— start of EXERCISE MATERIAL —
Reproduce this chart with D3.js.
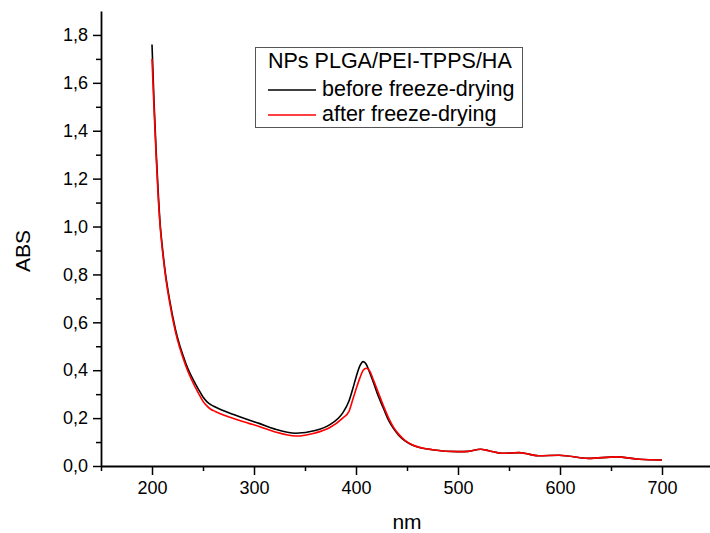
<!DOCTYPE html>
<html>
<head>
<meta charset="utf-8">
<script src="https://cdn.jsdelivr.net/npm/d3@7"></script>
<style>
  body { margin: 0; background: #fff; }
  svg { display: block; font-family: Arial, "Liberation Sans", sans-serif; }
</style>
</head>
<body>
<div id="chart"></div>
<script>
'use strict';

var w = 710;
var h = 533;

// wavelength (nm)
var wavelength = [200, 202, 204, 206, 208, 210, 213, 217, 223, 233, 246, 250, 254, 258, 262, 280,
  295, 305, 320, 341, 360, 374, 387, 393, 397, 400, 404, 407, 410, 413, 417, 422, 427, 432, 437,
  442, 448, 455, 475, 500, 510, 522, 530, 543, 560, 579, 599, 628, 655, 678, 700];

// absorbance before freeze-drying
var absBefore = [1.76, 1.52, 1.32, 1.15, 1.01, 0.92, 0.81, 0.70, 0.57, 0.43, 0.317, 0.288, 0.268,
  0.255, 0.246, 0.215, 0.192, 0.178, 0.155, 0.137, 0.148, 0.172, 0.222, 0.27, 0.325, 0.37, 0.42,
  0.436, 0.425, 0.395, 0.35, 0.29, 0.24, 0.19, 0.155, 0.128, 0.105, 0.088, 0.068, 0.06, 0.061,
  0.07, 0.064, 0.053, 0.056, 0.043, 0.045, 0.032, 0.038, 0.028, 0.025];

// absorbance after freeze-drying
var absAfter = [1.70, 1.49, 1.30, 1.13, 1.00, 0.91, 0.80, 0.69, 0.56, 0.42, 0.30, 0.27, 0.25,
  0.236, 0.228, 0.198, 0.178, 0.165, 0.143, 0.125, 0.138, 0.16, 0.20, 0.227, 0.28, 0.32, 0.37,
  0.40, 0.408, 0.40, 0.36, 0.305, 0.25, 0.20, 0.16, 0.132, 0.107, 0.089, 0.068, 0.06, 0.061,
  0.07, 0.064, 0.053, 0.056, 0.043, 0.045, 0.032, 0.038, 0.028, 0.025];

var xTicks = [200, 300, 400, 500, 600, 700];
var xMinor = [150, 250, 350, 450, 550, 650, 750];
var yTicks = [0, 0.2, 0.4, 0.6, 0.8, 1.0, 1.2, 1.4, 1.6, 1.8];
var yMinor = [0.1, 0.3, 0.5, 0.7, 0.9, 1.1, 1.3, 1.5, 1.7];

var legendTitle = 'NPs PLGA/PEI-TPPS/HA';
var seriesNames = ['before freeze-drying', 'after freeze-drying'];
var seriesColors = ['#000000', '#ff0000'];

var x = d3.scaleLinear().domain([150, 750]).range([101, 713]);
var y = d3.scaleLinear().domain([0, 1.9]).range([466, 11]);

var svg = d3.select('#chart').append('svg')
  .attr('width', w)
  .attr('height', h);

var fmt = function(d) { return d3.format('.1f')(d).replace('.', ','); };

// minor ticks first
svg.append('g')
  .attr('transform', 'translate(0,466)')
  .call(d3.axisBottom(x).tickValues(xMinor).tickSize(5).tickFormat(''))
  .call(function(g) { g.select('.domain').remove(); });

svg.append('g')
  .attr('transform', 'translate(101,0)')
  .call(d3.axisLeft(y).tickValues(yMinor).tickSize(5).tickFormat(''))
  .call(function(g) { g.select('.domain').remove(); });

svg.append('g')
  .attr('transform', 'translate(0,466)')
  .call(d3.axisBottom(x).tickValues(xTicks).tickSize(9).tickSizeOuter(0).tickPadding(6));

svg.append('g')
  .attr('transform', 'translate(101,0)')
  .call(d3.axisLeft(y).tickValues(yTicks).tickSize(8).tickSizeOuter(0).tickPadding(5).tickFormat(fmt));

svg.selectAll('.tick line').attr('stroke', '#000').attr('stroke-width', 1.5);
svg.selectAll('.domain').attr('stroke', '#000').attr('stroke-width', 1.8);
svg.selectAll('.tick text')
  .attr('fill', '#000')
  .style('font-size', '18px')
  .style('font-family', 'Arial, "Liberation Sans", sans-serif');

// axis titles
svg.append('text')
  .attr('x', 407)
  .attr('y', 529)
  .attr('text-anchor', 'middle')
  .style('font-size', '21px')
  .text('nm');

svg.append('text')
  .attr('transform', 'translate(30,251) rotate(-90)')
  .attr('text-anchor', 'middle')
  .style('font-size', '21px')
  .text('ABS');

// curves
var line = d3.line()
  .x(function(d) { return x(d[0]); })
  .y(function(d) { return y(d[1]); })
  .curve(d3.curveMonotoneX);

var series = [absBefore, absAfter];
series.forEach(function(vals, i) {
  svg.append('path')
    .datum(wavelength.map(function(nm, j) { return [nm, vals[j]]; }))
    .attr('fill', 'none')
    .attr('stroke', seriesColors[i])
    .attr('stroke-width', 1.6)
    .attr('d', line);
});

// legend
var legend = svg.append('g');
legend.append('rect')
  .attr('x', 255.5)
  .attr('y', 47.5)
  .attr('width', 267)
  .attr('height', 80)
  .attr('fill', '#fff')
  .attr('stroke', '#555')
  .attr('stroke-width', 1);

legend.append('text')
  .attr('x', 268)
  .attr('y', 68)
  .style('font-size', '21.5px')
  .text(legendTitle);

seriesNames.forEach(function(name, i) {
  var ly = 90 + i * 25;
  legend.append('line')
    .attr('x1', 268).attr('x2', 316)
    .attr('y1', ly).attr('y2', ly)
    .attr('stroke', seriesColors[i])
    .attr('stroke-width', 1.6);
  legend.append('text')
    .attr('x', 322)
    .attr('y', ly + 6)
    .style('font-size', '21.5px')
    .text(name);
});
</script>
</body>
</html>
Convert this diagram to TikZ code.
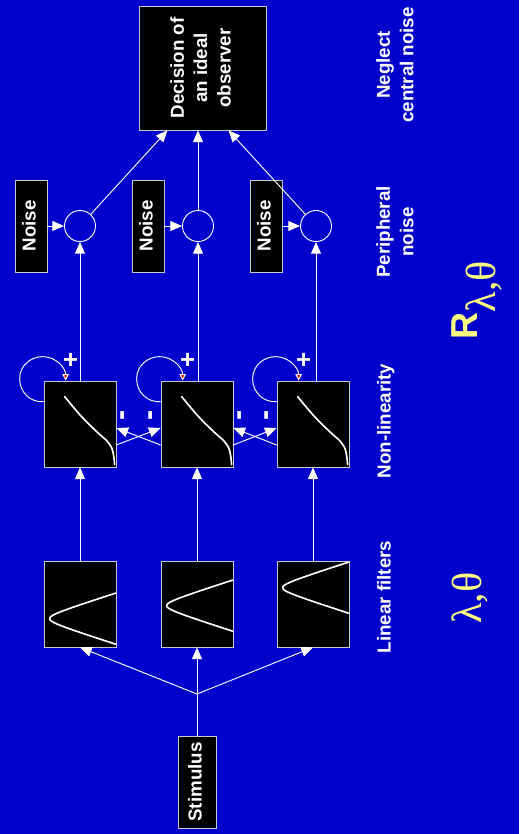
— end of EXERCISE MATERIAL —
▶ **REQUIRED WORK**
Set down every entry word for word, but omit the pictures.

▶ **EXERCISE SOLUTION**
Reproduce this chart with D3.js.
<!DOCTYPE html>
<html>
<head>
<meta charset="utf-8">
<script src="https://cdn.jsdelivr.net/npm/d3@7"></script>
<style>
  body { margin: 0; background: #fff; }
  svg { display: block; font-family: Arial, "Liberation Sans", sans-serif; }
</style>
</head>
<body>
<div id="chart"></div>
<script>
'use strict';

var w = 710;
var h = 533;

// wavelength (nm)
var wavelength = [200, 202, 204, 206, 208, 210, 213, 217, 223, 233, 246, 250, 254, 258, 262, 280,
  295, 305, 320, 341, 360, 374, 387, 393, 397, 400, 404, 407, 410, 413, 417, 422, 427, 432, 437,
  442, 448, 455, 475, 500, 510, 522, 530, 543, 560, 579, 599, 628, 655, 678, 700];

// absorbance before freeze-drying
var absBefore = [1.76, 1.52, 1.32, 1.15, 1.01, 0.92, 0.81, 0.70, 0.57, 0.43, 0.317, 0.288, 0.268,
  0.255, 0.246, 0.215, 0.192, 0.178, 0.155, 0.137, 0.148, 0.172, 0.222, 0.27, 0.325, 0.37, 0.42,
  0.436, 0.425, 0.395, 0.35, 0.29, 0.24, 0.19, 0.155, 0.128, 0.105, 0.088, 0.068, 0.06, 0.061,
  0.07, 0.064, 0.053, 0.056, 0.043, 0.045, 0.032, 0.038, 0.028, 0.025];

// absorbance after freeze-drying
var absAfter = [1.70, 1.49, 1.30, 1.13, 1.00, 0.91, 0.80, 0.69, 0.56, 0.42, 0.30, 0.27, 0.25,
  0.236, 0.228, 0.198, 0.178, 0.165, 0.143, 0.125, 0.138, 0.16, 0.20, 0.227, 0.28, 0.32, 0.37,
  0.40, 0.408, 0.40, 0.36, 0.305, 0.25, 0.20, 0.16, 0.132, 0.107, 0.089, 0.068, 0.06, 0.061,
  0.07, 0.064, 0.053, 0.056, 0.043, 0.045, 0.032, 0.038, 0.028, 0.025];

var xTicks = [200, 300, 400, 500, 600, 700];
var xMinor = [150, 250, 350, 450, 550, 650, 750];
var yTicks = [0, 0.2, 0.4, 0.6, 0.8, 1.0, 1.2, 1.4, 1.6, 1.8];
var yMinor = [0.1, 0.3, 0.5, 0.7, 0.9, 1.1, 1.3, 1.5, 1.7];

var legendTitle = 'NPs PLGA/PEI-TPPS/HA';
var seriesNames = ['before freeze-drying', 'after freeze-drying'];
var seriesColors = ['#000000', '#ff0000'];

var x = d3.scaleLinear().domain([150, 750]).range([101, 713]);
var y = d3.scaleLinear().domain([0, 1.9]).range([466, 11]);

var svg = d3.select('#chart').append('svg')
  .attr('width', w)
  .attr('height', h);

var fmt = function(d) { return d3.format('.1f')(d).replace('.', ','); };

// minor ticks first
svg.append('g')
  .attr('transform', 'translate(0,466)')
  .call(d3.axisBottom(x).tickValues(xMinor).tickSize(5).tickFormat(''))
  .call(function(g) { g.select('.domain').remove(); });

svg.append('g')
  .attr('transform', 'translate(101,0)')
  .call(d3.axisLeft(y).tickValues(yMinor).tickSize(5).tickFormat(''))
  .call(function(g) { g.select('.domain').remove(); });

svg.append('g')
  .attr('transform', 'translate(0,466)')
  .call(d3.axisBottom(x).tickValues(xTicks).tickSize(9).tickSizeOuter(0).tickPadding(6));

svg.append('g')
  .attr('transform', 'translate(101,0)')
  .call(d3.axisLeft(y).tickValues(yTicks).tickSize(8).tickSizeOuter(0).tickPadding(5).tickFormat(fmt));

svg.selectAll('.tick line').attr('stroke', '#000').attr('stroke-width', 1.5);
svg.selectAll('.domain').attr('stroke', '#000').attr('stroke-width', 1.8);
svg.selectAll('.tick text')
  .attr('fill', '#000')
  .style('font-size', '18px')
  .style('font-family', 'Arial, "Liberation Sans", sans-serif');

// axis titles
svg.append('text')
  .attr('x', 407)
  .attr('y', 529)
  .attr('text-anchor', 'middle')
  .style('font-size', '21px')
  .text('nm');

svg.append('text')
  .attr('transform', 'translate(30,251) rotate(-90)')
  .attr('text-anchor', 'middle')
  .style('font-size', '21px')
  .text('ABS');

// curves
var line = d3.line()
  .x(function(d) { return x(d[0]); })
  .y(function(d) { return y(d[1]); })
  .curve(d3.curveMonotoneX);

var series = [absBefore, absAfter];
series.forEach(function(vals, i) {
  svg.append('path')
    .datum(wavelength.map(function(nm, j) { return [nm, vals[j]]; }))
    .attr('fill', 'none')
    .attr('stroke', seriesColors[i])
    .attr('stroke-width', 1.6)
    .attr('d', line);
});

// legend
var legend = svg.append('g');
legend.append('rect')
  .attr('x', 255.5)
  .attr('y', 47.5)
  .attr('width', 267)
  .attr('height', 80)
  .attr('fill', '#fff')
  .attr('stroke', '#555')
  .attr('stroke-width', 1);

legend.append('text')
  .attr('x', 268)
  .attr('y', 68)
  .style('font-size', '21.5px')
  .text(legendTitle);

seriesNames.forEach(function(name, i) {
  var ly = 90 + i * 25;
  legend.append('line')
    .attr('x1', 268).attr('x2', 316)
    .attr('y1', ly).attr('y2', ly)
    .attr('stroke', seriesColors[i])
    .attr('stroke-width', 1.6);
  legend.append('text')
    .attr('x', 322)
    .attr('y', ly + 6)
    .style('font-size', '21.5px')
    .text(name);
});
</script>
</body>
</html>
Convert this diagram to TikZ code.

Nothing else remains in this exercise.